## Exercise description
Give the listing again character for character, but drop the images.

>> BEGIN Supplied information

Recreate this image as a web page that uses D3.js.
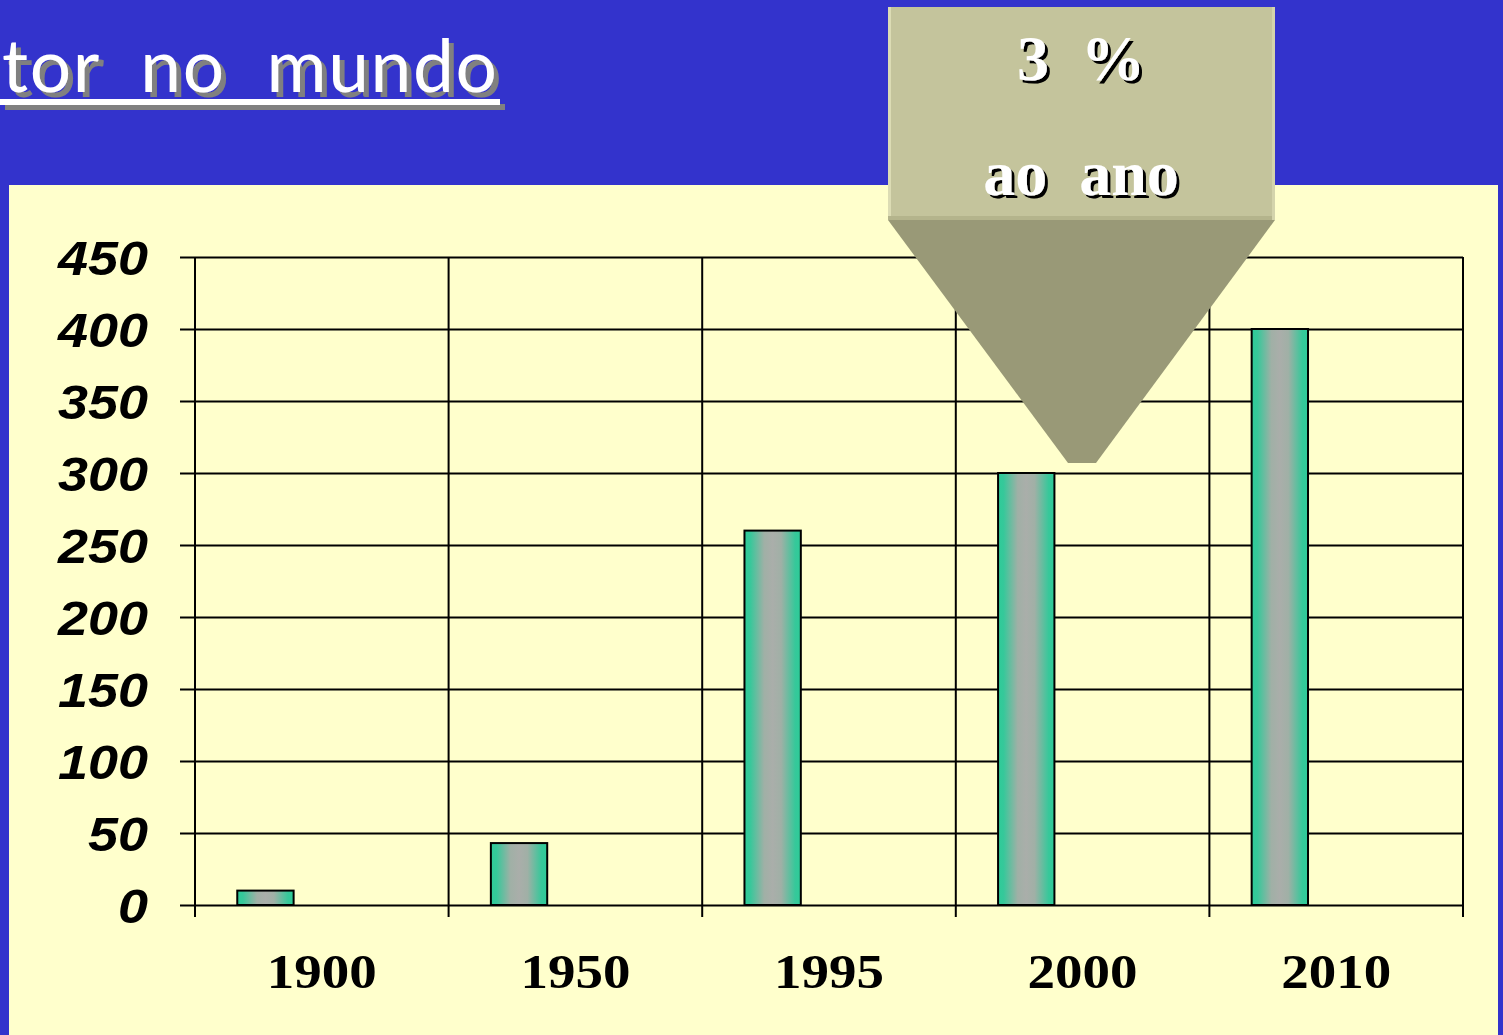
<!DOCTYPE html>
<html>
<head>
<meta charset="utf-8">
<script src="https://cdn.jsdelivr.net/npm/d3@7"></script>
<style>
  html, body { margin: 0; padding: 0; background: #3333cc; overflow: hidden; }
  .pre { white-space: pre; }
</style>
</head>
<body>
<div id="chart"></div>
<script>
(function() {
"use strict";

// chart values
const YEARS = ["1900", "1950", "1995", "2000", "2010"];
const VALUES = [10, 43, 260, 300, 400];
const Y_TICKS = [0, 50, 100, 150, 200, 250, 300, 350, 400, 450];
const SERIES_SLOTS = ["s1", "s2", "s3"];
const TITLE = "tor  no  mundo";
const CALLOUT_LINES = ["3  %", "ao  ano"];

const WIDTH = 1503;
const HEIGHT = 1035;
const LEFT = 195, RIGHT = 1463, TOP = 257, BOTTOM = 905;

const svg = d3.select("#chart")
  .append("svg")
  .attr("width", WIDTH)
  .attr("height", HEIGHT);

const defs = svg.append("defs");
const grad = defs.append("linearGradient")
  .attr("id", "barGrad")
  .attr("x1", "0%").attr("x2", "100%")
  .attr("y1", "0%").attr("y2", "0%");
[[0, "#2ecb98"], [0.1, "#36c89a"], [0.35, "#a0b0a6"], [0.5, "#aaaeaa"], [0.65, "#a0b0a6"], [0.9, "#36c89a"], [1, "#2ecb98"]]
  .forEach(s => grad.append("stop").attr("offset", s[0]).attr("stop-color", s[1]));

// drop shadows for the slide texts
const grayShadow = defs.append("filter").attr("id", "grayShadow")
  .attr("x", "-5%").attr("y", "-20%").attr("width", "115%").attr("height", "150%");
grayShadow.append("feDropShadow")
  .attr("dx", 5).attr("dy", 5).attr("stdDeviation", 0)
  .attr("flood-color", "#808080").attr("flood-opacity", 1);
const blackShadow = defs.append("filter").attr("id", "blackShadow")
  .attr("x", "-10%").attr("y", "-20%").attr("width", "125%").attr("height", "150%");
blackShadow.append("feDropShadow")
  .attr("dx", 3).attr("dy", 3).attr("stdDeviation", 0)
  .attr("flood-color", "#000").attr("flood-opacity", 1);

// background
svg.append("rect").attr("width", WIDTH).attr("height", HEIGHT).attr("fill", "#3333cc");
svg.append("rect")
  .attr("x", 9).attr("y", 185)
  .attr("width", 1489).attr("height", HEIGHT - 185)
  .attr("fill", "#ffffcc");

// title, underlined, with a gray shadow
const title = svg.append("g").attr("filter", "url(#grayShadow)");
title.append("text")
  .attr("class", "pre")
  .attr("x", 2).attr("y", 92)
  .attr("fill", "#ffffff")
  .attr("font-family", "'Comic Sans MS', Lato, sans-serif")
  .attr("font-size", 73)
  .attr("textLength", 495)
  .attr("lengthAdjust", "spacing")
  .text(TITLE);
title.append("rect").attr("x", 0).attr("y", 99).attr("width", 500).attr("height", 6).attr("fill", "#ffffff");

// scales
const x = d3.scaleBand().domain(YEARS).range([LEFT, RIGHT]);
const inner = d3.scaleBand().domain(SERIES_SLOTS).range([0, x.bandwidth()]).paddingOuter(0.75);
const y = d3.scaleLinear().domain([0, 450]).range([BOTTOM, TOP]);

// horizontal grid + left ticks
const yAxis = d3.axisLeft(y)
  .tickValues(Y_TICKS)
  .tickSize(-(RIGHT - LEFT))
  .tickPadding(0)
  .tickFormat("");
const gy = svg.append("g")
  .attr("transform", `translate(${LEFT},0)`)
  .call(yAxis);
gy.select(".domain").remove();
gy.selectAll(".tick line")
  .attr("x1", -15)
  .attr("stroke", "#000").attr("stroke-width", 2);

gy.selectAll(".tick").append("text")
  .attr("x", -47)
  .attr("dy", "0.36em")
  .attr("text-anchor", "end")
  .attr("fill", "#000")
  .attr("font-family", "'Liberation Sans', Arial, sans-serif")
  .attr("font-weight", "bold")
  .attr("font-style", "italic")
  .attr("font-size", 49)
  .attr("textLength", d => String(d).length * 30)
  .attr("lengthAdjust", "spacingAndGlyphs")
  .text(d => d);

// vertical grid lines at category boundaries
const bounds = YEARS.map(d => x(d)).concat([x(YEARS[YEARS.length - 1]) + x.bandwidth()]);
svg.append("g").selectAll("line")
  .data(bounds)
  .enter()
  .append("line")
    .attr("x1", d => d).attr("x2", d => d)
    .attr("y1", y(450)).attr("y2", BOTTOM + 12)
    .attr("stroke", "#000").attr("stroke-width", 2);

// bars
svg.append("g").selectAll("rect")
  .data(VALUES)
  .enter()
  .append("rect")
    .attr("x", (d, i) => x(YEARS[i]) + inner("s1"))
    .attr("y", d => y(d))
    .attr("width", inner.bandwidth())
    .attr("height", d => BOTTOM - y(d))
    .attr("fill", "url(#barGrad)")
    .attr("stroke", "#000").attr("stroke-width", 2);

// x labels
svg.append("g").selectAll("text")
  .data(YEARS)
  .enter()
  .append("text")
    .attr("x", d => x(d) + x.bandwidth() / 2)
    .attr("y", 988)
    .attr("text-anchor", "middle")
    .attr("font-family", "'Liberation Serif', 'Times New Roman', serif")
    .attr("font-weight", "bold")
    .attr("font-size", 48)
    .attr("textLength", 110)
    .attr("lengthAdjust", "spacingAndGlyphs")
    .attr("fill", "#000")
    .text(d => d);

// callout
const call = svg.append("g");
call.append("path")
  .attr("d", "M888,220 L1275,220 L1096,463 L1068,463 Z")
  .attr("fill", "#999977");
call.append("rect")
  .attr("x", 888).attr("y", 7)
  .attr("width", 387).attr("height", 213)
  .attr("fill", "#c4c49c");
call.append("rect").attr("x", 888).attr("y", 7).attr("width", 3).attr("height", 213).attr("fill", "#dcdcb4");
call.append("rect").attr("x", 888).attr("y", 216).attr("width", 387).attr("height", 4).attr("fill", "#b4b48c");
call.append("rect").attr("x", 1272).attr("y", 7).attr("width", 3).attr("height", 213).attr("fill", "#d4d4ac");

const callY = [80, 195];
CALLOUT_LINES.forEach((t, i) => {
  call.append("text")
    .attr("class", "pre")
    .attr("x", 1081).attr("y", callY[i])
    .attr("text-anchor", "middle")
    .attr("font-family", "'Liberation Serif', 'Times New Roman', serif")
    .attr("font-weight", "bold")
    .attr("font-size", 64)
    .attr("fill", "#fff")
    .attr("filter", "url(#blackShadow)")
    .text(t);
});

})();
</script>
</body>
</html>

>> END Supplied information

## The answer
Recreate this image as a web page that uses D3.js.
<!DOCTYPE html>
<html>
<head>
<meta charset="utf-8">
<script src="https://cdn.jsdelivr.net/npm/d3@7"></script>
<style>
  html, body { margin: 0; padding: 0; background: #3333cc; overflow: hidden; }
  .pre { white-space: pre; }
</style>
</head>
<body>
<div id="chart"></div>
<script>
(function() {
"use strict";

// chart values
const YEARS = ["1900", "1950", "1995", "2000", "2010"];
const VALUES = [10, 43, 260, 300, 400];
const Y_TICKS = [0, 50, 100, 150, 200, 250, 300, 350, 400, 450];
const SERIES_SLOTS = ["s1", "s2", "s3"];
const TITLE = "tor  no  mundo";
const CALLOUT_LINES = ["3  %", "ao  ano"];

const WIDTH = 1503;
const HEIGHT = 1035;
const LEFT = 195, RIGHT = 1463, TOP = 257, BOTTOM = 905;

const svg = d3.select("#chart")
  .append("svg")
  .attr("width", WIDTH)
  .attr("height", HEIGHT);

const defs = svg.append("defs");
const grad = defs.append("linearGradient")
  .attr("id", "barGrad")
  .attr("x1", "0%").attr("x2", "100%")
  .attr("y1", "0%").attr("y2", "0%");
[[0, "#2ecb98"], [0.1, "#36c89a"], [0.35, "#a0b0a6"], [0.5, "#aaaeaa"], [0.65, "#a0b0a6"], [0.9, "#36c89a"], [1, "#2ecb98"]]
  .forEach(s => grad.append("stop").attr("offset", s[0]).attr("stop-color", s[1]));

// drop shadows for the slide texts
const grayShadow = defs.append("filter").attr("id", "grayShadow")
  .attr("x", "-5%").attr("y", "-20%").attr("width", "115%").attr("height", "150%");
grayShadow.append("feDropShadow")
  .attr("dx", 5).attr("dy", 5).attr("stdDeviation", 0)
  .attr("flood-color", "#808080").attr("flood-opacity", 1);
const blackShadow = defs.append("filter").attr("id", "blackShadow")
  .attr("x", "-10%").attr("y", "-20%").attr("width", "125%").attr("height", "150%");
blackShadow.append("feDropShadow")
  .attr("dx", 3).attr("dy", 3).attr("stdDeviation", 0)
  .attr("flood-color", "#000").attr("flood-opacity", 1);

// background
svg.append("rect").attr("width", WIDTH).attr("height", HEIGHT).attr("fill", "#3333cc");
svg.append("rect")
  .attr("x", 9).attr("y", 185)
  .attr("width", 1489).attr("height", HEIGHT - 185)
  .attr("fill", "#ffffcc");

// title, underlined, with a gray shadow
const title = svg.append("g").attr("filter", "url(#grayShadow)");
title.append("text")
  .attr("class", "pre")
  .attr("x", 2).attr("y", 92)
  .attr("fill", "#ffffff")
  .attr("font-family", "'Comic Sans MS', Lato, sans-serif")
  .attr("font-size", 73)
  .attr("textLength", 495)
  .attr("lengthAdjust", "spacing")
  .text(TITLE);
title.append("rect").attr("x", 0).attr("y", 99).attr("width", 500).attr("height", 6).attr("fill", "#ffffff");

// scales
const x = d3.scaleBand().domain(YEARS).range([LEFT, RIGHT]);
const inner = d3.scaleBand().domain(SERIES_SLOTS).range([0, x.bandwidth()]).paddingOuter(0.75);
const y = d3.scaleLinear().domain([0, 450]).range([BOTTOM, TOP]);

// horizontal grid + left ticks
const yAxis = d3.axisLeft(y)
  .tickValues(Y_TICKS)
  .tickSize(-(RIGHT - LEFT))
  .tickPadding(0)
  .tickFormat("");
const gy = svg.append("g")
  .attr("transform", `translate(${LEFT},0)`)
  .call(yAxis);
gy.select(".domain").remove();
gy.selectAll(".tick line")
  .attr("x1", -15)
  .attr("stroke", "#000").attr("stroke-width", 2);

gy.selectAll(".tick").append("text")
  .attr("x", -47)
  .attr("dy", "0.36em")
  .attr("text-anchor", "end")
  .attr("fill", "#000")
  .attr("font-family", "'Liberation Sans', Arial, sans-serif")
  .attr("font-weight", "bold")
  .attr("font-style", "italic")
  .attr("font-size", 49)
  .attr("textLength", d => String(d).length * 30)
  .attr("lengthAdjust", "spacingAndGlyphs")
  .text(d => d);

// vertical grid lines at category boundaries
const bounds = YEARS.map(d => x(d)).concat([x(YEARS[YEARS.length - 1]) + x.bandwidth()]);
svg.append("g").selectAll("line")
  .data(bounds)
  .enter()
  .append("line")
    .attr("x1", d => d).attr("x2", d => d)
    .attr("y1", y(450)).attr("y2", BOTTOM + 12)
    .attr("stroke", "#000").attr("stroke-width", 2);

// bars
svg.append("g").selectAll("rect")
  .data(VALUES)
  .enter()
  .append("rect")
    .attr("x", (d, i) => x(YEARS[i]) + inner("s1"))
    .attr("y", d => y(d))
    .attr("width", inner.bandwidth())
    .attr("height", d => BOTTOM - y(d))
    .attr("fill", "url(#barGrad)")
    .attr("stroke", "#000").attr("stroke-width", 2);

// x labels
svg.append("g").selectAll("text")
  .data(YEARS)
  .enter()
  .append("text")
    .attr("x", d => x(d) + x.bandwidth() / 2)
    .attr("y", 988)
    .attr("text-anchor", "middle")
    .attr("font-family", "'Liberation Serif', 'Times New Roman', serif")
    .attr("font-weight", "bold")
    .attr("font-size", 48)
    .attr("textLength", 110)
    .attr("lengthAdjust", "spacingAndGlyphs")
    .attr("fill", "#000")
    .text(d => d);

// callout
const call = svg.append("g");
call.append("path")
  .attr("d", "M888,220 L1275,220 L1096,463 L1068,463 Z")
  .attr("fill", "#999977");
call.append("rect")
  .attr("x", 888).attr("y", 7)
  .attr("width", 387).attr("height", 213)
  .attr("fill", "#c4c49c");
call.append("rect").attr("x", 888).attr("y", 7).attr("width", 3).attr("height", 213).attr("fill", "#dcdcb4");
call.append("rect").attr("x", 888).attr("y", 216).attr("width", 387).attr("height", 4).attr("fill", "#b4b48c");
call.append("rect").attr("x", 1272).attr("y", 7).attr("width", 3).attr("height", 213).attr("fill", "#d4d4ac");

const callY = [80, 195];
CALLOUT_LINES.forEach((t, i) => {
  call.append("text")
    .attr("class", "pre")
    .attr("x", 1081).attr("y", callY[i])
    .attr("text-anchor", "middle")
    .attr("font-family", "'Liberation Serif', 'Times New Roman', serif")
    .attr("font-weight", "bold")
    .attr("font-size", 64)
    .attr("fill", "#fff")
    .attr("filter", "url(#blackShadow)")
    .text(t);
});

})();
</script>
</body>
</html>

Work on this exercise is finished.